Guide to Tax-Aware Portfolio Rebalancing: Minimize Tax Consequences While Adjusting Your Investments
⚡In 30 seconds
- •How to rebalance your portfolio while minimizing tax consequences.
- •Uses 2 calculator(s) for hands-on examples
Portfolio rebalancing keeps your asset allocation on track, but selling appreciated assets triggers capital gains.
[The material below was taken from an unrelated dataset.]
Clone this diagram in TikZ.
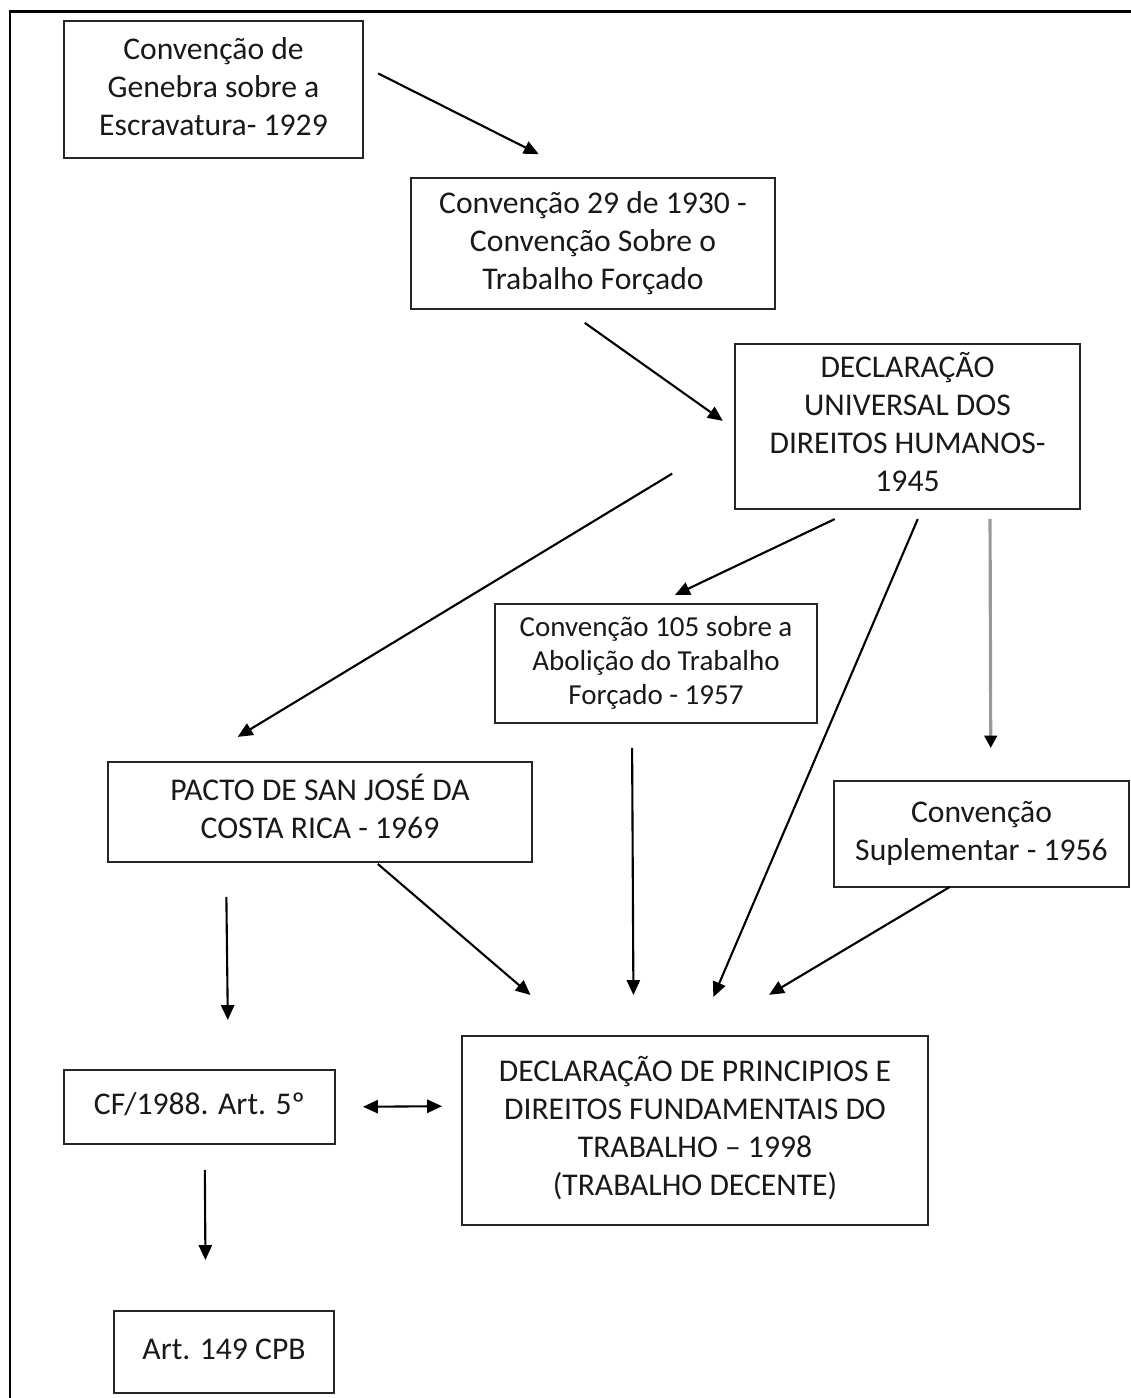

Tax-aware rebalancing minimizes the tax impact while maintaining your desired allocation.
When to Rebalance
Calendar-based: rebalance annually or quarterly.
Threshold-based: rebalance when allocations drift by 5-10% from targets.
Hybrid: check periodically but only rebalance when thresholds are exceeded.
Tax-Efficient Strategies
Direct new contributions to underweight assets.
Use tax-advantaged accounts for the selling portion when possible.
Harvest losses to offset gains from rebalancing.
Consider the timing relative to holding periods.
Asset Location Matters
Hold tax-inefficient assets (bonds, REITs) in tax-advantaged accounts.
Keep tax-efficient assets (index funds, long-term holdings) in taxable accounts.
This "asset location" strategy can significantly improve after-tax returns.
Example: Rebalancing a 60/40 Portfolio
Your 60% stock / 40% bond portfolio has drifted to 70% stock / 30% bonds after a market rally.
- 1.Target: 60% stocks, 40% bonds
- 2.Current: 70% stocks, 30% bonds
- 3.Option 1: Sell stocks, buy bonds (may trigger gains)
- 4.Option 2: Direct new savings to bonds until ratio corrects
FAQ
How often should I rebalance?
Annual rebalancing is sufficient for most investors. More frequent rebalancing rarely improves returns but may increase costs and taxes.